Wednesday, March 4, 2009

Hear no evil, see no evil, speak no evil.


"How could 9,000 business reporters blow it?" asks Dean Starkman, a former Wall Street Journal reporter and current writer for the Columbia Journalism Review, in a recent essay that examines how the media missed the warning signs in the run up to the credit crisis.  According to Starkman there are several factors to consider:
- Shrinking newsrooms and increasing financial pressure on media as factors that have reduced investigative reporting.  
- The rise of M&A reporting, in effect, made media Wall Street "insiders" dependent on Wall Street for information and potentially coopting independence
- An editorial focus on outsized CEOs was a distraction from the real business stories underfoot

Starkman makes good points but sensibly does not entirely indict media for missing the boat.  Indeed, many in the media were asking the right questions and reporting about smoke in the real estate market.  As early as 2005, Ruth Simon and Bob Hagerty of the Wall Street Journal were asking my clients hard questions about subprime lending practices and default rates.  It is clear to me that they knew something dangerous was happening, but they never could get their suspicions confirmed by the right people.  The complexity of mortgage securitizations and CDS and CDO markets made it almost impossible for journalists to identify what was going on, much less "expose" anything with confidence.  (See a more complete defense of financial media at The Deal.)

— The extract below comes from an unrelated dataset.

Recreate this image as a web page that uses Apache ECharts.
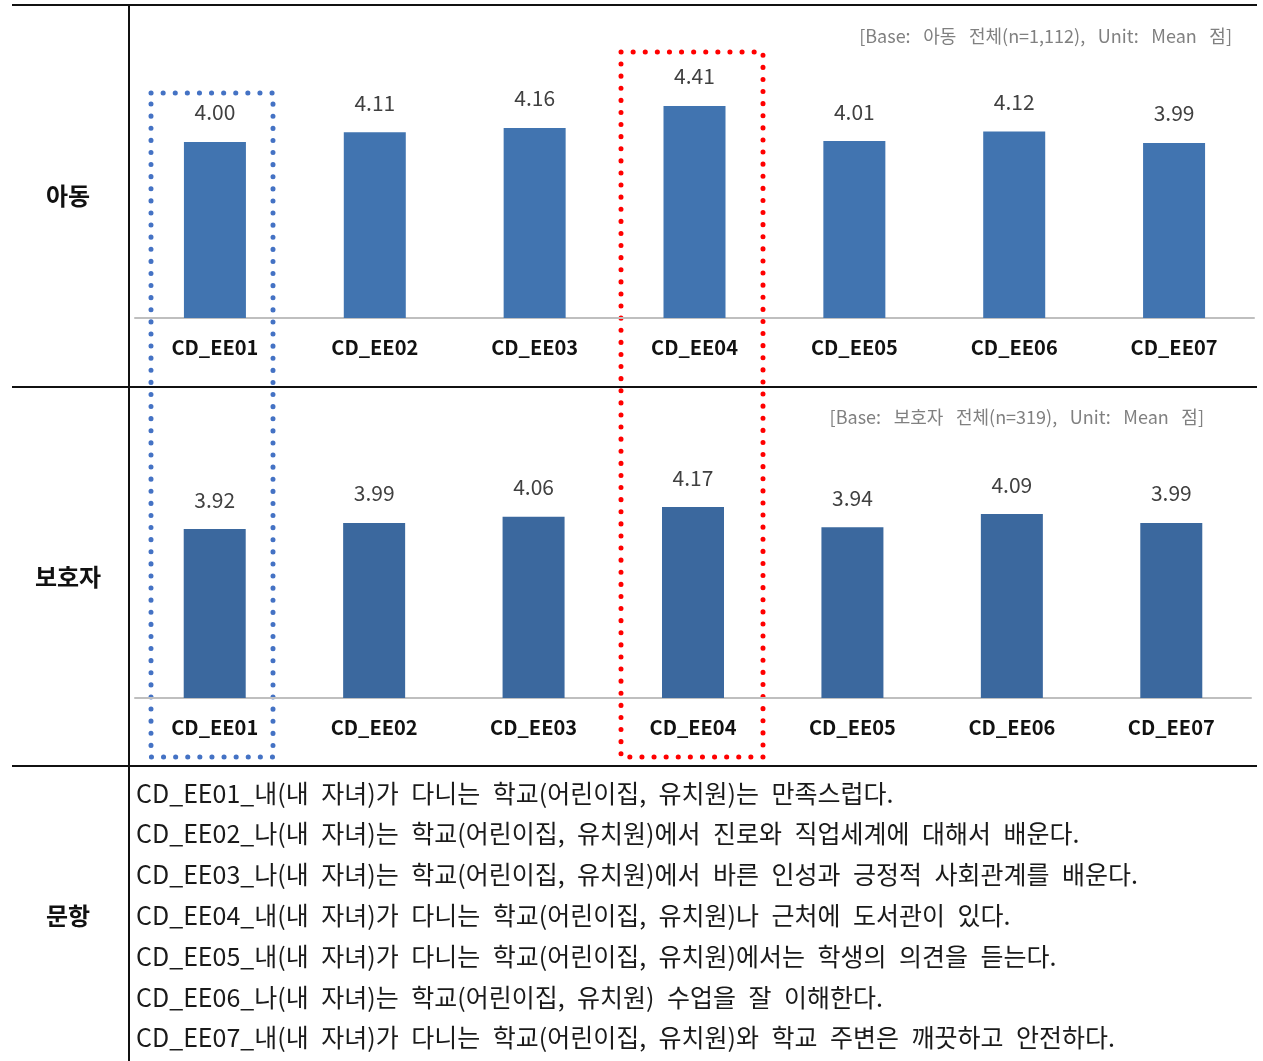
<!DOCTYPE html>
<html>
<head>
<meta charset="utf-8">
<title>학교 만족도</title>
<script src="https://cdn.jsdelivr.net/npm/echarts@6/dist/echarts.min.js"></script>
<style>
  html, body { margin: 0; padding: 0; background: #fff; }
  #main { width: 1263px; height: 1061px; }
</style>
</head>
<body>
<div id="main"></div>
<script>
var categories = ['CD_EE01', 'CD_EE02', 'CD_EE03', 'CD_EE04', 'CD_EE05', 'CD_EE06', 'CD_EE07'];
var childMeans = [4.00, 4.11, 4.16, 4.41, 4.01, 4.12, 3.99];
var parentMeans = [3.92, 3.99, 4.06, 4.17, 3.94, 4.09, 3.99];
var rowLabels = ['아동', '보호자', '문항'];
var baseNotes = ['[Base: 아동 전체(n=1,112), Unit: Mean 점]', '[Base: 보호자 전체(n=319), Unit: Mean 점]'];
var itemTexts = [
    'CD_EE01_내(내 자녀)가 다니는 학교(어린이집, 유치원)는 만족스럽다.',
    'CD_EE02_나(내 자녀)는 학교(어린이집, 유치원)에서 진로와 직업세계에 대해서 배운다.',
    'CD_EE03_나(내 자녀)는 학교(어린이집, 유치원)에서 바른 인성과 긍정적 사회관계를 배운다.',
    'CD_EE04_내(내 자녀)가 다니는 학교(어린이집, 유치원)나 근처에 도서관이 있다.',
    'CD_EE05_내(내 자녀)가 다니는 학교(어린이집, 유치원)에서는 학생의 의견을 듣는다.',
    'CD_EE06_나(내 자녀)는 학교(어린이집, 유치원) 수업을 잘 이해한다.',
    'CD_EE07_내(내 자녀)가 다니는 학교(어린이집, 유치원)와 학교 주변은 깨끗하고 안전하다.'
];

var FONT = '"Noto Sans CJK KR", "Noto Sans", sans-serif';

// 원본 문서처럼 띄어쓰기 폭을 넓게
function wide(t, sp){
    return t.replace(/ /g, sp);
}

function barSeries(data, idx, color){
    return {
        type: 'bar',
        xAxisIndex: idx,
        yAxisIndex: idx,
        barWidth: 62,
        data: data,
        itemStyle: { color: color },
        label: {
            show: true,
            position: 'top',
            distance: 19,
            color: '#404040',
            fontFamily: FONT,
            fontSize: 21,
            formatter: function(p){ return p.value.toFixed(2); }
        },
        animation: false
    };
}

function catAxis(idx){
    return {
        type: 'category',
        gridIndex: idx,
        data: categories,
        axisTick: { show: false },
        axisLine: { lineStyle: { color: '#bfbfbf', width: 2 } },
        axisLabel: {
            color: '#111',
            fontFamily: FONT,
            fontWeight: 'bold',
            fontSize: 20,
            margin: 19
        }
    };
}

function valAxis(idx){
    return {
        type: 'value',
        gridIndex: idx,
        min: 2,
        max: 5,
        show: false
    };
}

// 표 테두리, 행 제목, 문항 목록
var graphics = [];
function hline(y){
    graphics.push({ type: 'line', shape: { x1: 12, y1: y, x2: 1257, y2: y }, style: { stroke: '#111', lineWidth: 2 } });
}
hline(5); hline(387); hline(766);
graphics.push({ type: 'line', shape: { x1: 129, y1: 5, x2: 129, y2: 1061 }, style: { stroke: '#111', lineWidth: 2 } });

var rowY = [196, 577, 916];
rowLabels.forEach(function(t, i){
    graphics.push({
        type: 'text', x: 68, y: rowY[i],
        style: { text: t, font: 'bold 24px ' + FONT, fill: '#111', textAlign: 'center', textVerticalAlign: 'middle' }
    });
});

graphics.push({ type: 'text', x: 1232, y: 36,
    style: { text: wide(baseNotes[0], '\u2002\u2009'), font: '18px ' + FONT, fill: '#808080', textAlign: 'right', textVerticalAlign: 'middle' } });
graphics.push({ type: 'text', x: 1204, y: 417,
    style: { text: wide(baseNotes[1], '\u2002\u2009'), font: '18px ' + FONT, fill: '#808080', textAlign: 'right', textVerticalAlign: 'middle' } });

itemTexts.forEach(function(t, i){
    graphics.push({
        type: 'text', x: 136, y: 793 + i * 40.8,
        style: { text: wide(t, '\u2002'), font: '25px ' + FONT, fill: '#1a1a1a', textAlign: 'left', textVerticalAlign: 'middle' }
    });
});

// 강조 점선 박스
graphics.push({ type: 'rect', shape: { x: 151, y: 93, width: 122, height: 664 },
    style: { fill: 'none', stroke: '#4472c4', lineWidth: 5, lineDash: [0.1, 12], lineCap: 'round' } });
graphics.push({ type: 'rect', shape: { x: 621, y: 52, width: 142, height: 705 },
    style: { fill: 'none', stroke: '#ff0000', lineWidth: 5, lineDash: [0.1, 12], lineCap: 'round' } });

var myChart = echarts.init(document.getElementById('main'));
var option = {
    animation: false,
    grid: [
        { left: 135, right: 9, top: 54, height: 264 },
        { left: 135, right: 12, top: 434, height: 264 }
    ],
    xAxis: [catAxis(0), catAxis(1)],
    yAxis: [valAxis(0), valAxis(1)],
    series: [
        barSeries(childMeans, 0, '#4174b0'),
        barSeries(parentMeans, 1, '#3b689e')
    ],
    graphic: graphics
};
myChart.setOption(option);
</script>
</body>
</html>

The big question is how can the media (or regulator or other whistle blower) focus on bad news when the market is going up and up?  Not easy.  Ask Harry Markopolos.  Indeed, there were examples of stories that identified exactly what the risks were.  In September 2005, the Wall Street Journal wrote an in depth piece on the limitations of the Gaussian coupola, the formula at the heart of the models evaluating mortgage securities and derivatives.  The piece explains how the formula was being applied to gauge risk of CDOs and synthetic CDOs.  Read today, the article is truly scary.  Back then no few paid attention.  The Gaussian coupola is the subject of the cover story in Wired this month.

Of course, there were many who figured out at least some of what was happening.  Steve Eisman of Front Point Partners (see the December cover story of Portfolio) and John Paulson made fortunes shorting financial firms.  It's just that their voices were not heard over the din inflating the bubble.  Why be a sourpuss when everyone is getting rich?

Someone, though, always seems to know the truth.  Even in the Bernie Madoff scandal, certain private banks refused to allow their clients to invest in the Madoff funds.

It appears that, especially during bubbles, it takes more than one voice to show that the emperor has no clothes.  It can't be media alone, or short selllers alone, or a noble minded whistle blower, like Markopolos, alone.  

In the wake of the banking crisis, hedge funds should choose to be more vocal, utlizing the media and other means to expose unsound unsound business practices, accounting sleight of hand and fraud.  Speaking up and getting people to listen, even when they don't want to hear the truth, is good for hedge fund business, the economy and our society.